Dom Lourenço Fleichman OSB

 

Depois do barulho e da agitação da mídia, quando já começam a cair ao chão as pétalas de rosas lançadas ao vento pelas multidões agrupadas tanto na Praça de S. Pedro quanto diante de cada televisão, depois da demonstração do furor dos exaltados progressistas que não mediram palavras para criticar o novo papa, creio dever trazer para os fiéis de nossas capelas, para os fiéis amigos e leitores de nossos sites, algumas considerações sobre a eleição do Papa Bento XVI.

 

Quando me perguntavam qual o candidato que eu preferia, dizia que, no meu entender só um milagre de Nosso Senhor faria um novo Pontífice (qualquer que fosse)  trabalhar com afinco na restauração da monumental destruição dos últimos quarenta anos.

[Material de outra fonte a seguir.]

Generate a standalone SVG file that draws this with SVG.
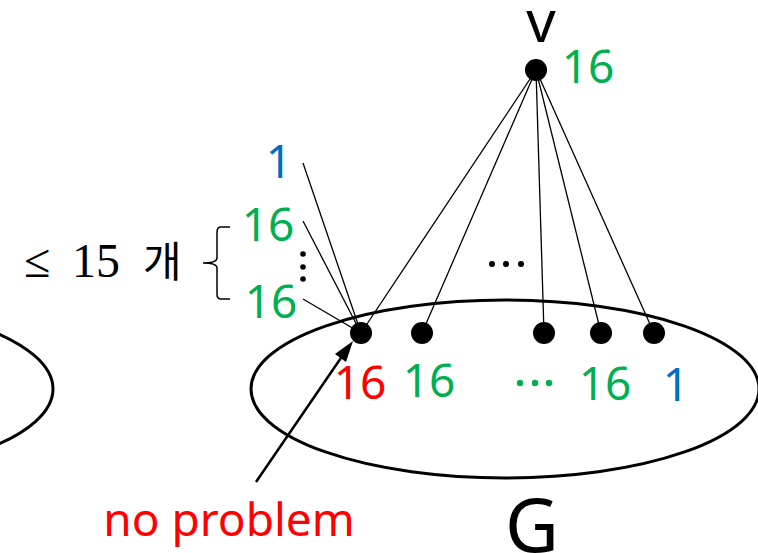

Formados todos eles por novas doutrinas, novas filosofias já afastadas do tomismo, do realismo consagrado pela Igreja; tendo todos os cardeais trabalhado ativamente na elaboração do Concílio Vaticano II, fonte de toda esta destruição, não via, como não vejo, fundamentos humanos para imaginar um novo Papa, por si só, querendo e resistindo a tudo e a todos para tamanha obra. E que, sendo assim, o candidato que qualquer católico digno desse nome deveria pedir ao Espírito Santo, devia ser aquele que mais dócil venha a ser a este milagre, ou a esta graça, se preferirem. Mas a docilidade à graça independe das tendências que cada um apresenta hoje, que seja “conservador” ou “progressista”, como a mídia gosta de classificar. A docilidade à graça pode ser maior naquele que, antes da graça, era o mais ferrenho progressista do Colégio dos Cardeais. Precisamos de um novo Saulo que se transforme em São Paulo!

 

Peço aos eventuais leitores sentimentais que focalizam a beleza exterior e as emoções causadas pelas imagens, que não tragam objeções carregadas de sentimentos, porque não tenho a menor intenção de discutir aspectos secundários dessa eleição. Dizer que estamos cheios de esperanças parece-me ilusório demais se nesta esperança não estiver colocada a tremenda pressão sobrenatural que o momento exige. Ora, esta esperança sobrenatural nos inclina mais à espada do bom combate pela fé do que às rosas e perfumes da emoção. Sinto muito, mas eu não posso sorrir diante da Casa de Deus destruída, diante da identidade católica diluída a ponto de já não se saber mais onde está a verdadeira fé, a verdade revelada e infalível de Deus. A situação é grave demais para que eu me emocione. Deixo esse tipo de manifestação para quando o essencial estiver restaurado.

 

Nossas orações, antes da eleição do novo Papa, eram assim canalizadas para o bem da Igreja, mas para o único bem que importa: voltar a Igreja ao seu lugar de Esposa ataviada para o seu Esposo; Esposa que é nossa Mãe e que nos corrige e mostra a verdade e o bem para a nossa salvação. Este lugar lhe foi roubado pelas novas doutrinas do Vaticano II. E cabe ao Divino Espírito Santo, alma incriada da Igreja, iluminar a alma do novo Papa para que realize esta obra. Para tanto, diante de tamanha destruição, será preciso algo acima das forças humanas, uma proteção especial de Deus para vencer todas as pressões, quer sejam políticas, quer sociais ou de uma religiosidade naturalista as quais insistem em trazer suas considerações para olhares puramente humanos e naturais.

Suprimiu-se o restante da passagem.